## Description of the task
Without the pictures, repeat the listing character for character.
---- Given data
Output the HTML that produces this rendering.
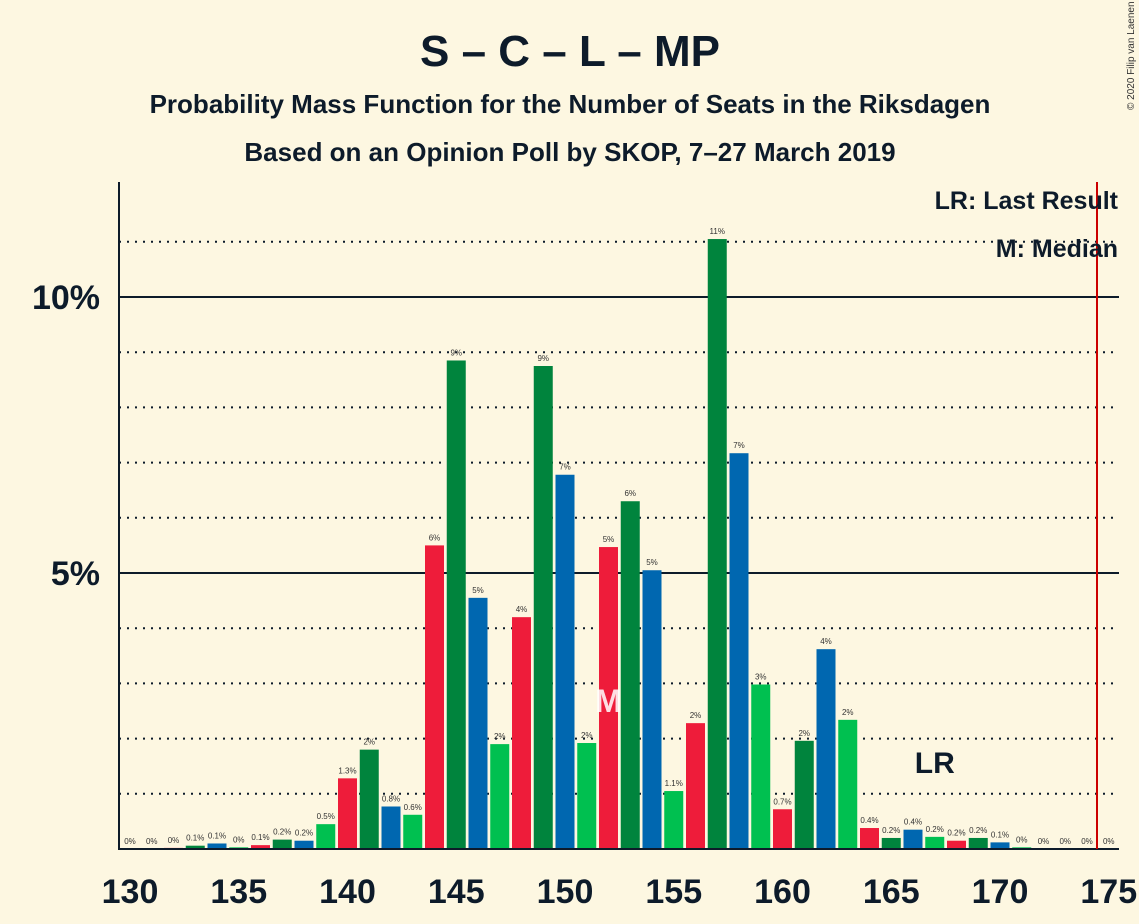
<!DOCTYPE html>
<html><head><meta charset="utf-8"><style>
html,body{margin:0;padding:0;background:#fdf7e1;}
svg{display:block;font-family:"Liberation Sans",sans-serif;}
</style></head><body>
<svg id="chart" width="1139" height="924" viewBox="0 0 1139 924">
<rect width="1139" height="924" fill="#fdf7e1"/>
<text x="570" y="66" text-anchor="middle" font-size="44" font-weight="bold" fill="#0d1b2a">S – C – L – MP</text>
<text x="570" y="113" text-anchor="middle" font-size="26" font-weight="bold" fill="#0d1b2a">Probability Mass Function for the Number of Seats in the Riksdagen</text>
<text x="570" y="161" text-anchor="middle" font-size="26" font-weight="bold" fill="#0d1b2a">Based on an Opinion Poll by SKOP, 7–27 March 2019</text>
<text transform="translate(1134,110) rotate(-90)" font-size="10" fill="#333">© 2020 Filip van Laenen</text>
<g id="grid"></g>
<g id="bars"></g>
<g id="labels"></g>
<g id="xticks"></g>
<line x1="119" y1="182" x2="119" y2="850" stroke="#0d1b2a" stroke-width="2"/>
<line x1="118" y1="849" x2="1119" y2="849" stroke="#0d1b2a" stroke-width="2"/>
<line x1="1097" y1="182" x2="1097" y2="849" stroke="#cc0000" stroke-width="2"/>
<text x="1118" y="209" text-anchor="end" font-size="25" font-weight="bold" fill="#0d1b2a">LR: Last Result</text>
<text x="1118" y="257" text-anchor="end" font-size="25" font-weight="bold" fill="#0d1b2a">M: Median</text>
<text id="lr" y="773" text-anchor="middle" font-size="30" font-weight="bold" fill="#0d1b2a">LR</text>
<text id="med" y="712" text-anchor="middle" font-size="32" font-weight="bold" fill="#ffffff" fill-opacity="0.85">M</text>
</svg>
<script>
const seats=[130,131,132,133,134,135,136,137,138,139,140,141,142,143,144,145,146,147,148,149,150,151,152,153,154,155,156,157,158,159,160,161,162,163,164,165,166,167,168,169,170,171,172,173,174,175];
const probs=[0,0,0.02,0.06,0.1,0.03,0.07,0.17,0.15,0.45,1.28,1.8,0.77,0.62,5.5,8.85,4.55,1.9,4.2,8.75,6.78,1.92,5.47,6.3,5.05,1.05,2.28,11.05,7.17,2.98,0.72,1.96,3.62,2.34,0.38,0.2,0.35,0.22,0.15,0.2,0.12,0.03,0,0,0,0];
const valueLabels=["0%","0%","0%","0.1%","0.1%","0%","0.1%","0.2%","0.2%","0.5%","1.3%","2%","0.8%","0.6%","6%","9%","5%","2%","4%","9%","7%","2%","5%","6%","5%","1.1%","2%","11%","7%","3%","0.7%","2%","4%","2%","0.4%","0.2%","0.4%","0.2%","0.2%","0.2%","0.1%","0%","0%","0%","0%","0%"];
const yTicks=[1,2,3,4,5,6,7,8,9,10,11];
const yLabelTicks=[5,10];
const xTicks=[130,135,140,145,150,155,160,165,170,175];
const medianSeat=152;
const lastResultSeat=167;
const colors=["#ee1c3a","#00843d","#0067b0","#00c050"];
const NS="http://www.w3.org/2000/svg";
const xS=s=>130+21.75*(s-130);
const yS=p=>849-55.2*p;
function mk(t,a,parent){const e=document.createElementNS(NS,t);for(const k in a)e.setAttribute(k,a[k]);parent.appendChild(e);return e;}
const grid=document.getElementById('grid'),bars=document.getElementById('bars'),labels=document.getElementById('labels'),xt=document.getElementById('xticks');
yTicks.forEach(v=>{
  const solid=yLabelTicks.includes(v);
  const l=mk('line',{x1:119,x2:1119,y1:yS(v),y2:yS(v),stroke:'#0d1b2a','stroke-width':2,'stroke-dasharray':solid?'none':'2,6'},grid);
  
  
  if(solid){const t=mk('text',{x:100,y:yS(v)+12,'text-anchor':'end','font-size':34,'font-weight':'bold',fill:'#0d1b2a'},grid);t.textContent=v+'%';
  
  }
});
seats.forEach((s,i)=>{
  const p=probs[i];
  const c=colors[((s-132)%4+4)%4];
  if(p>0){const r=mk('rect',{x:xS(s)-9.5,y:yS(p),width:19,height:849-yS(p),fill:c},bars);
  
  }
  const t=mk('text',{x:xS(s),y:yS(p)-5,'text-anchor':'middle','font-size':8,fill:'#333'},labels);
  t.textContent=valueLabels[i];
  
  
});
xTicks.forEach(s=>{
  const t=mk('text',{x:xS(s),y:903,'text-anchor':'middle','font-size':34,'font-weight':'bold',fill:'#0d1b2a'},xt);
  t.textContent=s;
  
  
});
document.getElementById('lr').setAttribute('x',xS(lastResultSeat));
document.getElementById('med').setAttribute('x',xS(medianSeat));
</script>
</body></html>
--------
## Output of the task
Output the HTML that produces this rendering.
<!DOCTYPE html>
<html><head><meta charset="utf-8"><style>
html,body{margin:0;padding:0;background:#fdf7e1;}
svg{display:block;font-family:"Liberation Sans",sans-serif;}
</style></head><body>
<svg id="chart" width="1139" height="924" viewBox="0 0 1139 924">
<rect width="1139" height="924" fill="#fdf7e1"/>
<text x="570" y="66" text-anchor="middle" font-size="44" font-weight="bold" fill="#0d1b2a">S – C – L – MP</text>
<text x="570" y="113" text-anchor="middle" font-size="26" font-weight="bold" fill="#0d1b2a">Probability Mass Function for the Number of Seats in the Riksdagen</text>
<text x="570" y="161" text-anchor="middle" font-size="26" font-weight="bold" fill="#0d1b2a">Based on an Opinion Poll by SKOP, 7–27 March 2019</text>
<text transform="translate(1134,110) rotate(-90)" font-size="10" fill="#333">© 2020 Filip van Laenen</text>
<g id="grid"></g>
<g id="bars"></g>
<g id="labels"></g>
<g id="xticks"></g>
<line x1="119" y1="182" x2="119" y2="850" stroke="#0d1b2a" stroke-width="2"/>
<line x1="118" y1="849" x2="1119" y2="849" stroke="#0d1b2a" stroke-width="2"/>
<line x1="1097" y1="182" x2="1097" y2="849" stroke="#cc0000" stroke-width="2"/>
<text x="1118" y="209" text-anchor="end" font-size="25" font-weight="bold" fill="#0d1b2a">LR: Last Result</text>
<text x="1118" y="257" text-anchor="end" font-size="25" font-weight="bold" fill="#0d1b2a">M: Median</text>
<text id="lr" y="773" text-anchor="middle" font-size="30" font-weight="bold" fill="#0d1b2a">LR</text>
<text id="med" y="712" text-anchor="middle" font-size="32" font-weight="bold" fill="#ffffff" fill-opacity="0.85">M</text>
</svg>
<script>
const seats=[130,131,132,133,134,135,136,137,138,139,140,141,142,143,144,145,146,147,148,149,150,151,152,153,154,155,156,157,158,159,160,161,162,163,164,165,166,167,168,169,170,171,172,173,174,175];
const probs=[0,0,0.02,0.06,0.1,0.03,0.07,0.17,0.15,0.45,1.28,1.8,0.77,0.62,5.5,8.85,4.55,1.9,4.2,8.75,6.78,1.92,5.47,6.3,5.05,1.05,2.28,11.05,7.17,2.98,0.72,1.96,3.62,2.34,0.38,0.2,0.35,0.22,0.15,0.2,0.12,0.03,0,0,0,0];
const valueLabels=["0%","0%","0%","0.1%","0.1%","0%","0.1%","0.2%","0.2%","0.5%","1.3%","2%","0.8%","0.6%","6%","9%","5%","2%","4%","9%","7%","2%","5%","6%","5%","1.1%","2%","11%","7%","3%","0.7%","2%","4%","2%","0.4%","0.2%","0.4%","0.2%","0.2%","0.2%","0.1%","0%","0%","0%","0%","0%"];
const yTicks=[1,2,3,4,5,6,7,8,9,10,11];
const yLabelTicks=[5,10];
const xTicks=[130,135,140,145,150,155,160,165,170,175];
const medianSeat=152;
const lastResultSeat=167;
const colors=["#ee1c3a","#00843d","#0067b0","#00c050"];
const NS="http://www.w3.org/2000/svg";
const xS=s=>130+21.75*(s-130);
const yS=p=>849-55.2*p;
function mk(t,a,parent){const e=document.createElementNS(NS,t);for(const k in a)e.setAttribute(k,a[k]);parent.appendChild(e);return e;}
const grid=document.getElementById('grid'),bars=document.getElementById('bars'),labels=document.getElementById('labels'),xt=document.getElementById('xticks');
yTicks.forEach(v=>{
  const solid=yLabelTicks.includes(v);
  const l=mk('line',{x1:119,x2:1119,y1:yS(v),y2:yS(v),stroke:'#0d1b2a','stroke-width':2,'stroke-dasharray':solid?'none':'2,6'},grid);
  
  
  if(solid){const t=mk('text',{x:100,y:yS(v)+12,'text-anchor':'end','font-size':34,'font-weight':'bold',fill:'#0d1b2a'},grid);t.textContent=v+'%';
  
  }
});
seats.forEach((s,i)=>{
  const p=probs[i];
  const c=colors[((s-132)%4+4)%4];
  if(p>0){const r=mk('rect',{x:xS(s)-9.5,y:yS(p),width:19,height:849-yS(p),fill:c},bars);
  
  }
  const t=mk('text',{x:xS(s),y:yS(p)-5,'text-anchor':'middle','font-size':8,fill:'#333'},labels);
  t.textContent=valueLabels[i];
  
  
});
xTicks.forEach(s=>{
  const t=mk('text',{x:xS(s),y:903,'text-anchor':'middle','font-size':34,'font-weight':'bold',fill:'#0d1b2a'},xt);
  t.textContent=s;
  
  
});
document.getElementById('lr').setAttribute('x',xS(lastResultSeat));
document.getElementById('med').setAttribute('x',xS(medianSeat));
</script>
</body></html>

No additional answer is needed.